What makes "The Breakfast Club" a hit is not just the script or superb character interactions; the soundtrack no less epic. In the 1980s, many movies, particularly in the teen genre, were just as popular for their soundtracks as they were for their overall quality. Though the film actually does not get overshadowed by the music being used, it certainly gets a boost from it. One of the most iconic moments from the film is the dance scene where all the students let down their guards and dance together in a well-done montage to Karla DeVito's "We Are Not Alone." It's a fantastic scene because the music is an integral part of the group coming together without any of the defensiveness, bitterness, or self-consciousness that marked their initial interactions. Of course, arguably the most famous song to come out of the soundtrack is "Don't You (Forget About Me)" by Simple Minds, which was a huge hit that came to be a teen anthem of sorts.

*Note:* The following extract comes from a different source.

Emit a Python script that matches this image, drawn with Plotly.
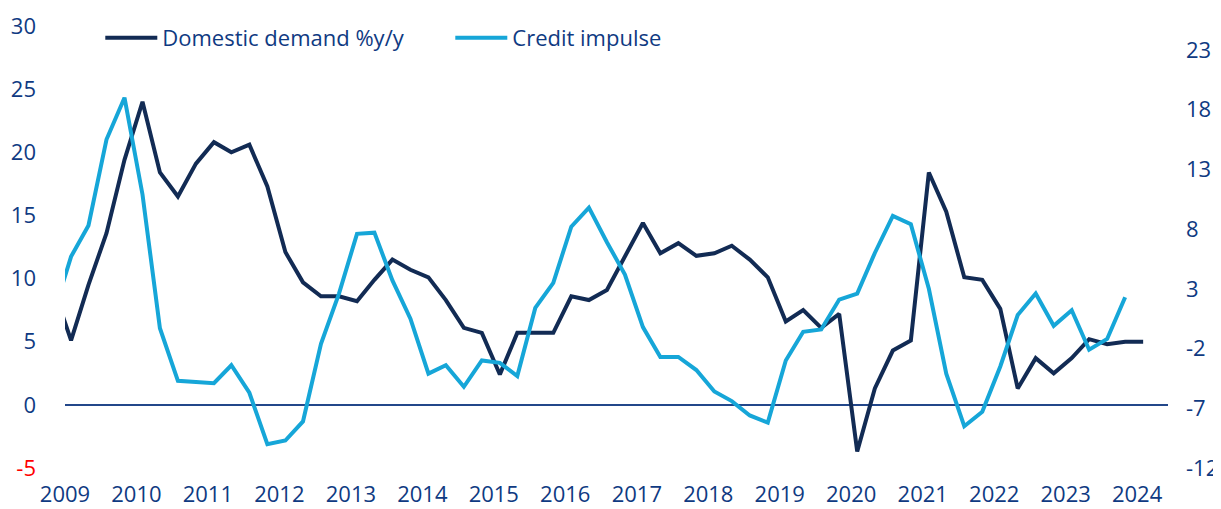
import pandas as pd
import plotly.graph_objects as go

# Quarterly observation dates (first point sits just before the visible axis range)
dates = pd.date_range("2008-11-01", periods=62, freq="3MS")

domestic_demand = [
    9.3, 5.1, 9.5, 13.6, 19.4, 24.0, 18.4, 16.5, 19.1, 20.8,
    20.0, 20.6, 17.3, 12.1, 9.7, 8.6, 8.6, 8.2, 9.9, 11.5,
    10.7, 10.1, 8.3, 6.1, 5.7, 2.4, 5.7, 5.7, 5.7, 8.6,
    8.3, 9.1, 11.7, 14.4, 12.0, 12.8, 11.8, 12.0, 12.6, 11.5,
    10.1, 6.6, 7.5, 6.1, 7.2, -3.7, 1.3, 4.3, 5.1, 18.4,
    15.3, 10.1, 9.9, 7.6, 1.3, 3.7, 2.5, 3.7, 5.2, 4.8,
    5.0, 5.0,
]

credit_impulse = [
    0.8, 5.7, 8.3, 15.5, 19.0, 10.9, -0.3, -4.7, -4.8, -4.9,
    -3.4, -5.7, -10.0, -9.7, -8.1, -1.6, 2.6, 7.6, 7.7, 3.7,
    0.5, -4.1, -3.4, -5.2, -3.0, -3.2, -4.3, 1.4, 3.5, 8.2,
    9.8, 6.9, 4.2, -0.2, -2.7, -2.7, -3.8, -5.6, -6.4, -7.6,
    -8.2, -3.0, -0.6, -0.4, 2.1, 2.6, 6.0, 9.1, 8.4, 3.0,
    -4.1, -8.5, -7.3, -3.5, 0.8, 2.6, -0.1, 1.2, -2.1, -1.2,
    2.3, None,
]

left_ticks = [-5, 0, 5, 10, 15, 20, 25, 30]
left_ticktext = ['<span style="color:#FF0000">-5</span>', "0", "5", "10", "15", "20", "25", "30"]
right_ticks = [-12, -7, -2, 3, 8, 13, 18, 23]
year_ticks = [str(y) for y in range(2009, 2025)]

DARK = "#122B54"
LIGHT = "#16A6D8"
TEXT = "#0F3A82"
FONT = "Open Sans"
FS = 22

fig = go.Figure()
fig.add_trace(go.Scatter(
    x=dates, y=domestic_demand, name="Domestic demand %y/y",
    mode="lines", line=dict(color=DARK, width=4), yaxis="y",
))
fig.add_trace(go.Scatter(
    x=dates, y=credit_impulse, name="Credit impulse",
    mode="lines", line=dict(color=LIGHT, width=4), yaxis="y2",
))

# the page body adds an 8px offset, so the figure is sized 8px smaller
fig.update_layout(
    width=1213, height=501,
    margin=dict(l=57, r=53, t=18, b=41, autoexpand=False),
    paper_bgcolor="white", plot_bgcolor="white",
    font=dict(family=FONT, size=FS, color=TEXT),
    showlegend=True,
    legend=dict(
        orientation="h", x=0.032, y=0.973, xanchor="left", yanchor="middle",
        font=dict(family=FONT, size=FS, color=TEXT),
        bgcolor="rgba(0,0,0,0)", entrywidth=283, itemwidth=52,
    ),
    xaxis=dict(
        type="date",
        range=["2009-01-01", "2024-06-07"],
        tickvals=[f"{y}-01-01" for y in year_ticks],
        ticktext=year_ticks,
        showgrid=False, zeroline=False, showline=False, ticks="",
        ticklabelstandoff=11,
        tickfont=dict(family=FONT, size=FS, color=TEXT),
    ),
    yaxis=dict(
        range=[-5, 30], tickvals=left_ticks, ticktext=left_ticktext,
        showgrid=False, zeroline=True, zerolinecolor="#23478A", zerolinewidth=1.5,
        showline=False, ticks="", ticklabelstandoff=28,
        tickfont=dict(family=FONT, size=FS, color=TEXT),
    ),
    yaxis2=dict(
        range=[-12, 25], tickvals=right_ticks, ticktext=[str(v) for v in right_ticks],
        overlaying="y", side="right",
        showgrid=False, zeroline=False, showline=False, ticks="", ticklabelstandoff=17,
        tickfont=dict(family=FONT, size=FS, color=TEXT),
    ),
)

fig.write_html("out.html")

The film was released in 1985, which means a few things are a bit dated in it. The clothes and hairstyles are certainly no longer in vogue, but the movie doesn't lose its touch at all. It still translates well today, especially because teenagers in high school still tend to hang out in predetermined cliques. Very few movies from the 1980s can still stand up to scrutiny and be relevant today, but "The Breakfast Club" is one of them. It also spawned the Brat Pack and launched the careers of all of the main actors, so it is a pop culture touchstone of sorts. Even those who weren't even born when the film hit theaters can appreciate the film and the message it is trying to send, which is why it still stands today as one of the better and most memorable movies of its age and genre.